JOB
Count how many lines contain the word "chart". Please give only the number.
------------------------------------
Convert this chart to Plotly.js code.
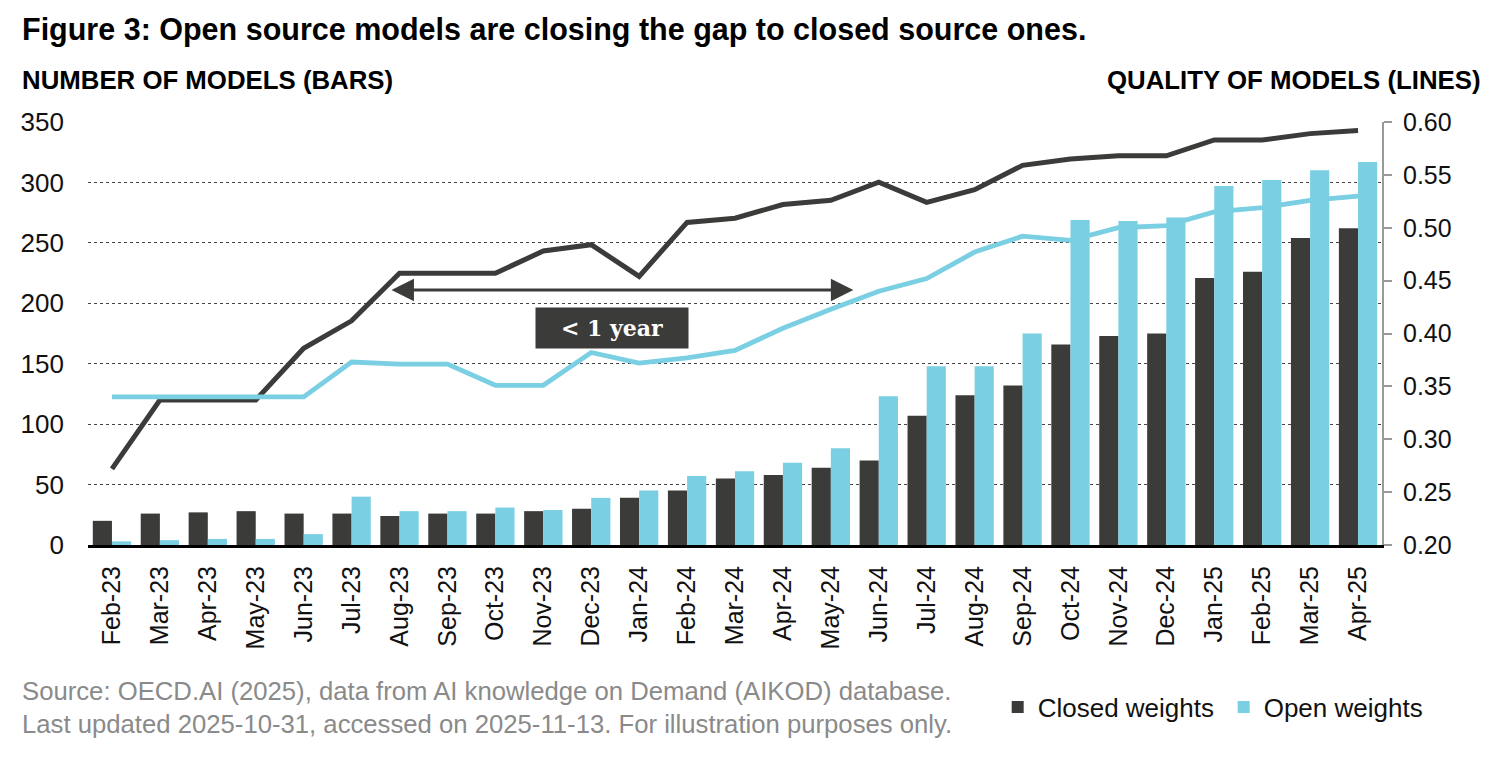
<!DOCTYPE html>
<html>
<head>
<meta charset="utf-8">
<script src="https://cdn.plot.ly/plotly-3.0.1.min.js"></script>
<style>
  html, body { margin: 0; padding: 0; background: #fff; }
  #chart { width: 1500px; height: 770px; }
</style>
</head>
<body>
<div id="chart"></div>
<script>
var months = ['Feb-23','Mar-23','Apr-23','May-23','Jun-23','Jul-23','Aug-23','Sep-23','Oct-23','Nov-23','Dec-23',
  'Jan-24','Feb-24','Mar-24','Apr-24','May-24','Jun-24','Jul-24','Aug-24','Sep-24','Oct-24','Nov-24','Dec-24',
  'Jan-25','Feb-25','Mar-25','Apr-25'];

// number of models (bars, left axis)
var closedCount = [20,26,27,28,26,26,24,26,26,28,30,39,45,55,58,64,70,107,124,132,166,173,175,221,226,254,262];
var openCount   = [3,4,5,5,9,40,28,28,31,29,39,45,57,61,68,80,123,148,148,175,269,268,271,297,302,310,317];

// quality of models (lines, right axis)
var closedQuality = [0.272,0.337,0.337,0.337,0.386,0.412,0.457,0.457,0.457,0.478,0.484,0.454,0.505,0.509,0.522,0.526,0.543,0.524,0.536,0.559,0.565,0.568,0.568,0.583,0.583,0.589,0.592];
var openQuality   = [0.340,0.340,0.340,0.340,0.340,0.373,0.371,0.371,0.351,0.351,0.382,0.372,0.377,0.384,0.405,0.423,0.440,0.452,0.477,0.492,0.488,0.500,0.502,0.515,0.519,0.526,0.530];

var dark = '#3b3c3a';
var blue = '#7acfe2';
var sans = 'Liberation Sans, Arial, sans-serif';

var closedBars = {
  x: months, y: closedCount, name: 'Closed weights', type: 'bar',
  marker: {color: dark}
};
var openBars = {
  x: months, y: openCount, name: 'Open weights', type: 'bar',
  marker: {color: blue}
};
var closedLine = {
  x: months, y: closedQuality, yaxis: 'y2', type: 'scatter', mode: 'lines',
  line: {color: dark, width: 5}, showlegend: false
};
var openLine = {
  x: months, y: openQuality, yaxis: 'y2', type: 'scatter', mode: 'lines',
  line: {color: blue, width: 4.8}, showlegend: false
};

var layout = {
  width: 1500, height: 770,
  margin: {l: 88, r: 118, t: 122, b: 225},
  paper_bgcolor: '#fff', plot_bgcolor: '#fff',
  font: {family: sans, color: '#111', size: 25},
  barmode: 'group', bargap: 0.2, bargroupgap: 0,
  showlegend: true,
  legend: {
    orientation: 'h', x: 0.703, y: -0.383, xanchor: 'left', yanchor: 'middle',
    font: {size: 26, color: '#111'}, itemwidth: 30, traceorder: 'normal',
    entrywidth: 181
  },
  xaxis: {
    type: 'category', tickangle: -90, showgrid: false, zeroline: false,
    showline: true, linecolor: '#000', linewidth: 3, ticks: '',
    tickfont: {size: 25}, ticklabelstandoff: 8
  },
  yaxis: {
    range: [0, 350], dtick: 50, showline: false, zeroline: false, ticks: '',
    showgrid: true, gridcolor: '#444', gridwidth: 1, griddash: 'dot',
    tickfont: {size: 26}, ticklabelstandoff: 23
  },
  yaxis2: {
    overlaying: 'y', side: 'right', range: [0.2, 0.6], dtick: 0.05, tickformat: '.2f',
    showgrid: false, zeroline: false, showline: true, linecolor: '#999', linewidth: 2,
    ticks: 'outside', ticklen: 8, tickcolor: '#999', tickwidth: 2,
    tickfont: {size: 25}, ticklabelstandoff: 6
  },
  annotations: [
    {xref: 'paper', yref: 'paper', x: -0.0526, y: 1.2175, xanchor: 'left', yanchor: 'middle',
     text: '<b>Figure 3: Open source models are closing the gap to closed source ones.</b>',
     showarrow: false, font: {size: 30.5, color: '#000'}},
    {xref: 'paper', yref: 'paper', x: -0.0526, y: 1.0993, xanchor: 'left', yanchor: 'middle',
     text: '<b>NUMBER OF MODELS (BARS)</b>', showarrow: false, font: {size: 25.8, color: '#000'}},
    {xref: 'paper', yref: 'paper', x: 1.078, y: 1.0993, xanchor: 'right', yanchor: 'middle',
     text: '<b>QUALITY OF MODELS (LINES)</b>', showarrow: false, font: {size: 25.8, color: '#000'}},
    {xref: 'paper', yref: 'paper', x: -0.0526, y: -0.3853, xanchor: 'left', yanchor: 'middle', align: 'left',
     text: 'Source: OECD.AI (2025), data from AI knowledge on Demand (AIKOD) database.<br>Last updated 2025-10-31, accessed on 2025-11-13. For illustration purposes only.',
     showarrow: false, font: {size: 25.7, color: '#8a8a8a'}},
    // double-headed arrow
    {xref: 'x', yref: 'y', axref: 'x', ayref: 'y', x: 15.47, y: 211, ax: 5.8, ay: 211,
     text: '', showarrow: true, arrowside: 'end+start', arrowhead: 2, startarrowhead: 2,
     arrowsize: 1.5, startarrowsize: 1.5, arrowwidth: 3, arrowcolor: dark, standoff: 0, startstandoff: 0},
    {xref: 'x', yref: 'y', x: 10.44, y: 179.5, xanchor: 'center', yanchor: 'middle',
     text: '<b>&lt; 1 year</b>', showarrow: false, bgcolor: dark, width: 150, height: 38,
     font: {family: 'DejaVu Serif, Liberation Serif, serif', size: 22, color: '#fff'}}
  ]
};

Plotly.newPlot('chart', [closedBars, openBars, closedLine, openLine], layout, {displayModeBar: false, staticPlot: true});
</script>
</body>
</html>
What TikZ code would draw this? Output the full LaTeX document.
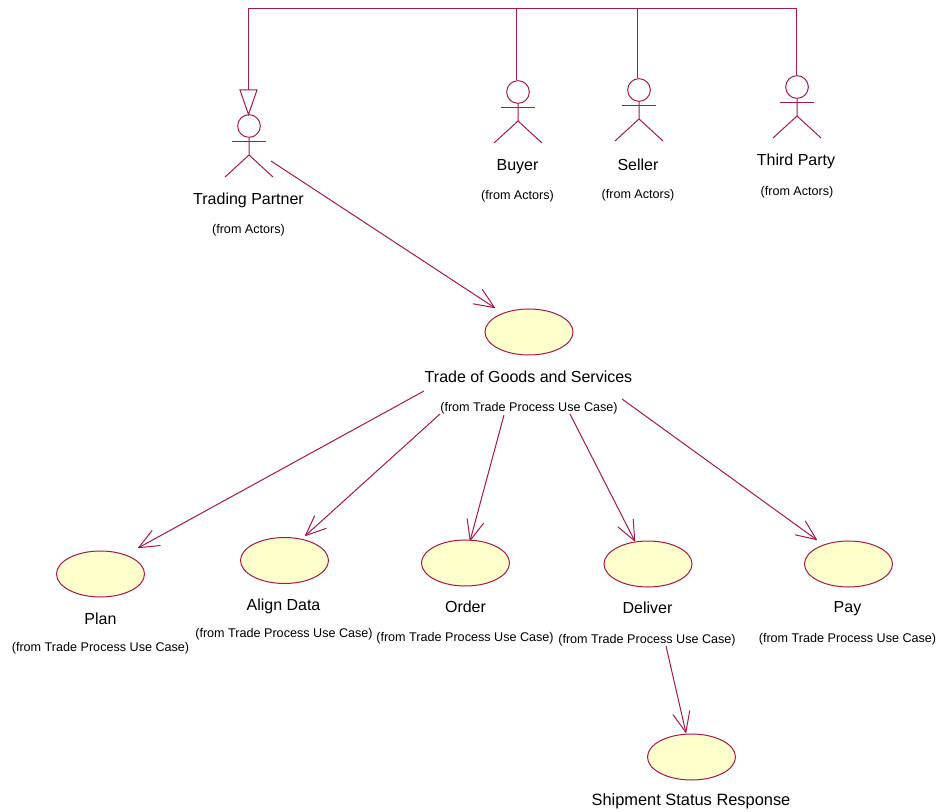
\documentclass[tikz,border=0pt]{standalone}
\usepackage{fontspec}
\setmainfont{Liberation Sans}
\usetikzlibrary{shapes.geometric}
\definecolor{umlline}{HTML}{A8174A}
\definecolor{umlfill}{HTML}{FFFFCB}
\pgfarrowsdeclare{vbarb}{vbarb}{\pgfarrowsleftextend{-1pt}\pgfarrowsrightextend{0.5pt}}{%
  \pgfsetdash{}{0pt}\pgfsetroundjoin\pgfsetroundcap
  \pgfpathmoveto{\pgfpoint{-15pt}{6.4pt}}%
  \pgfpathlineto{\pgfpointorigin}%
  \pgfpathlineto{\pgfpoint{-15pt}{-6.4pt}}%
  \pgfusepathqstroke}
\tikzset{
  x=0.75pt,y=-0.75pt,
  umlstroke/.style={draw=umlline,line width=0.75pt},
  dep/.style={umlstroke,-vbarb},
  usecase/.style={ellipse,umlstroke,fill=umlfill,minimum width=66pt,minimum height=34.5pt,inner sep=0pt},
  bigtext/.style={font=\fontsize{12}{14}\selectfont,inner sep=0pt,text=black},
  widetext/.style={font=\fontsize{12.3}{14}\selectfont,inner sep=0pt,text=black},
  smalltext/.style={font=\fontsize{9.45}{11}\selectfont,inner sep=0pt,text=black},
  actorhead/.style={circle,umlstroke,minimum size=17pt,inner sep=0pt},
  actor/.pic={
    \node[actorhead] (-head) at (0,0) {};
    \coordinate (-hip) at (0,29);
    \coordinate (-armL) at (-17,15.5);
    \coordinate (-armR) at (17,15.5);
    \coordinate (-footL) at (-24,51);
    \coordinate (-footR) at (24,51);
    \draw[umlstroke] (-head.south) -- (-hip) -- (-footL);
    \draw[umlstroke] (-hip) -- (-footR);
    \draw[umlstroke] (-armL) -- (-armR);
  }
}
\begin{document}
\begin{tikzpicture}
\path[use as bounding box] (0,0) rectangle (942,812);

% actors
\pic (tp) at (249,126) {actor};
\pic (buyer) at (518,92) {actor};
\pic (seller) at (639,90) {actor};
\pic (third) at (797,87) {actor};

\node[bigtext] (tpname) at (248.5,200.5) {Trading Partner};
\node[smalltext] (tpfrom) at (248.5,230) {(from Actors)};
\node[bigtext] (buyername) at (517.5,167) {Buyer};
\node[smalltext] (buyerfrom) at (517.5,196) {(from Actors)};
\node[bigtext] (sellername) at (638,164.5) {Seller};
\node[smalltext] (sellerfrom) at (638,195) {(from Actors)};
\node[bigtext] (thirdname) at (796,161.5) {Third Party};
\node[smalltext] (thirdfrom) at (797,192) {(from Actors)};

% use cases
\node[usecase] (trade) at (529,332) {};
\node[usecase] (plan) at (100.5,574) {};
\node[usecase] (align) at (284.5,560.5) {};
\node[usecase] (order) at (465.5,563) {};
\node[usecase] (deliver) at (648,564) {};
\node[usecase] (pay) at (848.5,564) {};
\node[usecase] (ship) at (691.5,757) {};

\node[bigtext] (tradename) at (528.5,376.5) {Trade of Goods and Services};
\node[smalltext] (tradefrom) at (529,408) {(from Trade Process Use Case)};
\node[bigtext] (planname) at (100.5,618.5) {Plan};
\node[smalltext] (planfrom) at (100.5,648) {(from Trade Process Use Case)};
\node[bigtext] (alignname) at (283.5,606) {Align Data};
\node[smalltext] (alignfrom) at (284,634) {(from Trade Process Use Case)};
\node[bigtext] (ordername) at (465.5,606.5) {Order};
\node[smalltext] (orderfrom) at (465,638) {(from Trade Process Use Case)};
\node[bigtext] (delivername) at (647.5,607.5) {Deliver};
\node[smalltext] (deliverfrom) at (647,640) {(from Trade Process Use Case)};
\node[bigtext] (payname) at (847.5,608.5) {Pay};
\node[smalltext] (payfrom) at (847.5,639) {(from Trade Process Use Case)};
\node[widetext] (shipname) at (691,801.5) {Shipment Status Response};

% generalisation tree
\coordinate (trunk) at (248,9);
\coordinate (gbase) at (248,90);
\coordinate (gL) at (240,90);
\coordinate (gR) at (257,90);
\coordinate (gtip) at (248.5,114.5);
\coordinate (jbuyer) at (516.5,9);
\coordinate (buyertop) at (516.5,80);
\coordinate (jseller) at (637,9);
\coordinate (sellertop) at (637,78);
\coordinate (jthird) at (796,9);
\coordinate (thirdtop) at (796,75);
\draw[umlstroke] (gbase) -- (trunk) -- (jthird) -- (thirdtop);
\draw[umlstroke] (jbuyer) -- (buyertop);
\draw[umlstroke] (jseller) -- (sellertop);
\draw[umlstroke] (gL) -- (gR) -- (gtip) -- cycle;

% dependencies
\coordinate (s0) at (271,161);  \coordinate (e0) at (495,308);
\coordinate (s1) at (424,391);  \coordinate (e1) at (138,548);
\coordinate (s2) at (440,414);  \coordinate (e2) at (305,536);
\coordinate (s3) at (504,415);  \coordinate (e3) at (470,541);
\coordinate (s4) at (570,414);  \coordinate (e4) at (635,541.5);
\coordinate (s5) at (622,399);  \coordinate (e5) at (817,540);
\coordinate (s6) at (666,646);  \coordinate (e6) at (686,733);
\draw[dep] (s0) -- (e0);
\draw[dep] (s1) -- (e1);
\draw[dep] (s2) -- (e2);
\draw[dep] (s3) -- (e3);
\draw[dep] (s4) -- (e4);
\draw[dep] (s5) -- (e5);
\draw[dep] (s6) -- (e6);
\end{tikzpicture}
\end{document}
------------------------------------
COMPLETED EXERCISE
4